No doubt, some folks pin the blame on the secular-minded educational programs of the past fifty years. Doubtless, the distancing of schools from churches has drawn some students away from the faith of their parents. But the cited research points to a more primary cause: disgust over the behavior of the organized church.
The spiritual-not-religionists cite several reasons why religion turns them off — painful treatment from ministers and others, the most horrific example being sexual exploitation; the arrogance, exclusiveness, judgmentalism, and coerciveness spouted from pulpits, broadcast in the media, and published in fundraising letters.
It’s déjà vu all over again.
Self-defined Biblical Christians enjoyed a huge victory 85 years ago, when their hero, William Jennings Bryan, a Presbyterian elder, successfully prosecuted John Scopes in Dayton, Tenn., for teaching the theory of evolution to unsuspecting children. Bryan – who was nominated for Moderator of the PCUS twice and for President thrice, never to be elected to either post – didn’t live long enough to hear the U.S. Supreme Court’s dismissal of the case on a technicality, nor to see the huge backlash against the faith that ensued over the following years.
In fact, the fundamentalism that had enjoyed a heyday for 30-plus years fell into disrepute after the Scopes trial showcased its prejudicial and anti-intellectual underbelly. The burgeoning newspaper business, including the yellow journalism associated with William Randolph Hearst, found the flamboyant Bryan to be an easy target for mockery and scorn, and the whole movement suffered collective embarrassment.
Anti-intellectualism and prejudice are riding the populist tide these days, and a vastly broadened news media has chosen sides, some mocking the faith of the impassioned traditionalists while others are promoting the cause.
Both brands of news reporting and commentating tend toward the big story, so the extremes appear to be the norm.
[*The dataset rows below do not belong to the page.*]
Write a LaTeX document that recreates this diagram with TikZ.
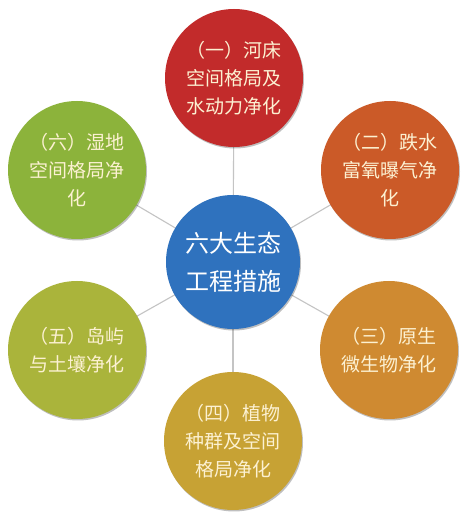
\documentclass[tikz,border=0pt]{standalone}
\usepackage{fontspec}
\newfontfamily\cjk{Noto Sans CJK SC}
\usetikzlibrary{shadows}
\definecolor{cRed}{HTML}{C22B2B}
\definecolor{cOrR}{HTML}{CB5A28}
\definecolor{cOrg}{HTML}{CF8A31}
\definecolor{cMus}{HTML}{C7A234}
\definecolor{cOli}{HTML}{AAB43B}
\definecolor{cGrn}{HTML}{8CB33B}
\definecolor{cBlu}{HTML}{2F72BE}
\definecolor{cTxt}{HTML}{FCF1D2}
\definecolor{cLine}{HTML}{C4C4C4}
\tikzset{
  bub/.style={circle, minimum size=138pt, inner sep=0pt, align=center,
    text=cTxt, font=\cjk\fontsize{19}{28}\selectfont,
    drop shadow={shadow xshift=1pt, shadow yshift=-1.5pt, opacity=0.25, fill=black}},
  hub/.style={bub, minimum size=134pt, text=white, font=\cjk\fontsize{24}{38}\selectfont},
  link/.style={draw=cLine, line width=1.1pt}
}
\begin{document}
\begin{tikzpicture}[x=1pt,y=1pt]
\useasboundingbox (0,0) rectangle (468,523);
\fill[white] (0,0) rectangle (468,523);
\coordinate (pc) at (233,261);
\coordinate (p1) at (234,445);
\coordinate (p2) at (390,353);
\coordinate (p3) at (389,173);
\coordinate (p4) at (233,82);
\coordinate (p5) at (77,173);
\coordinate (p6) at (77,353);
\draw[link] (pc) -- (p1);
\draw[link] (pc) -- (p2);
\draw[link] (pc) -- (p3);
\draw[link] (pc) -- (p4);
\draw[link] (pc) -- (p5);
\draw[link] (pc) -- (p6);
\node[bub, fill=cRed] (n1) at (p1) {（一）河床\\空间格局及\\水动力净化};
\node[bub, fill=cOrR] (n2) at (p2) {（二）跌水\\富氧曝气净\\化};
\node[bub, fill=cOrg] (n3) at (p3) {（三）原生\\微生物净化};
\node[bub, fill=cMus] (n4) at (p4) {（四）植物\\种群及空间\\格局净化};
\node[bub, fill=cOli] (n5) at (p5) {（五）岛屿\\与土壤净化};
\node[bub, fill=cGrn] (n6) at (p6) {（六）湿地\\空间格局净\\化};
\node[hub, fill=cBlu] (c) at (pc) {六大生态\\工程措施};
\end{tikzpicture}
\end{document}
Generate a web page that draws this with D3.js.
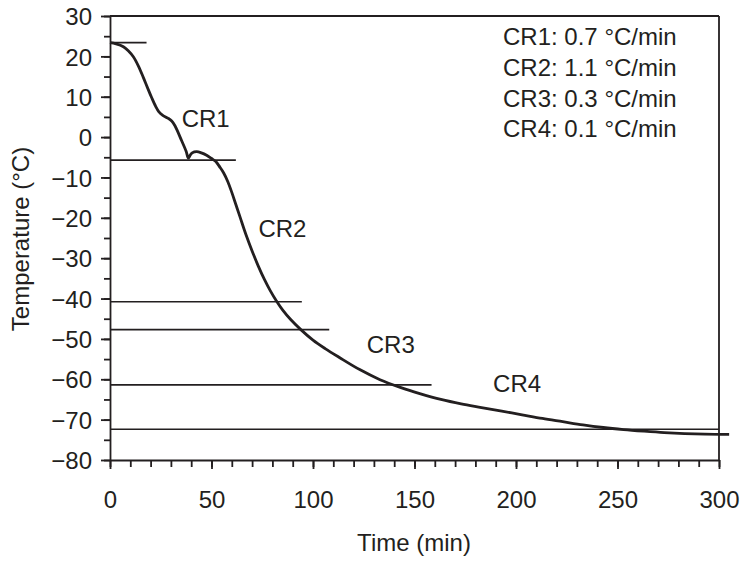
<!DOCTYPE html>
<html><head><meta charset="utf-8">
<script src="https://cdn.jsdelivr.net/npm/d3@7"></script>
<style>
body{margin:0;background:#fff;}
text{font-family:"Liberation Sans",Arial,Helvetica,sans-serif;fill:#231f20;}
</style></head>
<body><svg id="c" width="755" height="568"></svg>
<script>
// Data
const timeMin = [0,3,6.6,9,11.5,14,16.4,18.5,20.5,22.5,24,26,28.5,30.4,32,35.3,37.5,38.6,39.5,40.5,42.7,45,47.6,50,52,54.2,56,58,60,62,64,67,70,73,76,79,82,85,89,94,100,106,113,123,133,143,153,163,173,183,193,203,213,223,233,243,253,263,273,283,293,305];
const tempC = [23.4,23.1,22.4,21.4,19.9,17.6,14.8,12.2,9.8,7.6,6.3,5.4,4.7,4.0,2.8,-0.9,-3.5,-5.2,-4.5,-3.9,-3.6,-3.9,-4.5,-5.3,-6.0,-7.5,-8.9,-11.0,-13.7,-16.7,-19.7,-24.2,-28.2,-31.9,-35.2,-38.1,-40.6,-42.8,-45.2,-47.7,-50.3,-52.4,-54.6,-57.6,-60.1,-62.0,-63.6,-65.0,-66.1,-67.0,-67.9,-68.8,-69.7,-70.5,-71.3,-71.95,-72.45,-72.85,-73.2,-73.45,-73.6,-73.65];
const refTemp = [23.4,-5.7,-40.8,-47.7,-61.4,-72.4];
const refEnd = [18,62,94.5,108,158.4,300];
const regionLabels = ["CR1","CR2","CR3","CR4"];
const regionT = [35.3,73.1,126.5,188.7];
const regionTemp = [2.55,-24.8,-53.4,-63.1];
const legendLines = ["CR1: 0.7 °C/min","CR2: 1.1 °C/min","CR3: 0.3 °C/min","CR4: 0.1 °C/min"];
const xTicks = [0,50,100,150,200,250,300];
const yTicks = [30,20,10,0,-10,-20,-30,-40,-50,-60,-70,-80];

const W=755,H=568, m={l:110,r:36,t:16,b:108};
const FS=24;
const svg=d3.select("#c");
const x=d3.scaleLinear().domain([0,300]).range([m.l,W-m.r]);
const y=d3.scaleLinear().domain([-80,30]).range([H-m.b,m.t]);
const ink="#231f20";

// minor ticks
svg.append("g").attr("transform",`translate(0,${H-m.b})`)
  .call(d3.axisBottom(x).tickValues(d3.range(0,301,10)).tickSize(7).tickFormat(""))
  .call(g=>{g.select(".domain").remove();g.selectAll("line").attr("stroke",ink).attr("stroke-width",1.8);});
svg.append("g").attr("transform",`translate(${m.l},0)`)
  .call(d3.axisLeft(y).tickValues(d3.range(-80,31,5)).tickSize(6).tickFormat(""))
  .call(g=>{g.select(".domain").remove();g.selectAll("line").attr("stroke",ink).attr("stroke-width",1.8);});

// major axes
const xa=svg.append("g").attr("transform",`translate(0,${H-m.b})`)
  .call(d3.axisBottom(x).tickValues(xTicks).tickSize(9).tickPadding(22).tickSizeOuter(0));
const ya=svg.append("g").attr("transform",`translate(${m.l},0)`)
  .call(d3.axisLeft(y).tickValues(yTicks).tickSize(9).tickPadding(9).tickSizeOuter(0));
[xa,ya].forEach(g=>{
  g.select(".domain").attr("stroke",ink).attr("stroke-width",1.8);
  g.selectAll("line").attr("stroke",ink).attr("stroke-width",1.8);
  g.selectAll("text").attr("font-size",FS).attr("font-family","Liberation Sans, Arial, sans-serif").attr("fill",ink);
});
ya.selectAll("text").attr("dy","0.36em");

// frame top & right
svg.append("line").attr("x1",x(0)).attr("x2",x(300)).attr("y1",y(30)).attr("y2",y(30)).attr("stroke",ink).attr("stroke-width",1.8);
svg.append("line").attr("x1",x(300)).attr("x2",x(300)).attr("y1",y(30)).attr("y2",y(-80)).attr("stroke",ink).attr("stroke-width",1.8);

// reference lines
svg.append("g").selectAll("line").data(refTemp).join("line")
  .attr("x1",x(0)).attr("x2",(d,i)=>x(refEnd[i]))
  .attr("y1",d=>y(d)).attr("y2",d=>y(d))
  .attr("stroke",ink).attr("stroke-width",1.6);

// curve
const pts=timeMin.map((t,i)=>[t,tempC[i]]);
svg.append("path").datum(pts)
  .attr("d",d3.line().x(d=>x(d[0])).y(d=>y(d[1])).curve(d3.curveCatmullRom.alpha(0.5)))
  .attr("fill","none").attr("stroke",ink).attr("stroke-width",2.8).attr("stroke-linejoin","round");

// region labels
svg.append("g").selectAll("text").data(regionLabels).join("text")
  .attr("x",(d,i)=>x(regionT[i])).attr("y",(d,i)=>y(regionTemp[i]))
  .attr("font-size",FS).text(d=>d);

// legend
svg.append("g").selectAll("text").data(legendLines).join("text")
  .attr("x",503).attr("y",(d,i)=>45+i*30.8).attr("font-size",FS).text(d=>d);

// axis titles
svg.append("text").attr("x",414).attr("y",551).attr("text-anchor","middle").attr("font-size",FS).text("Time (min)");
svg.append("text").attr("transform",`translate(29,239) rotate(-90)`).attr("text-anchor","middle").attr("font-size",FS).text("Temperature (°C)");
</script></body></html>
The cause of the gospel is not getting well served through any of the national press. Indeed, the cause of truth-telling isn’t being advanced.
People of faith—conservative, moderate, progressive, fundamentalist —need to look in a mirror.
Few of us manifest the humility, grace and patience we generally categorize as virtues. Our passion to do right and to promote good causes often leads to disdain for those who see things differently. Soon our disdain turns to accusations and scorn, and well, our speech and deportment discredit our best intentions. Our own noise drowns out those who say, “I don’t want to be a part of a denomination that’s always fighting,” or “I don’t want to be a part of any religion. I’ll just be spiritual.”
Shall we fight to win all the more while in the process, lose that many more? What do you suggest?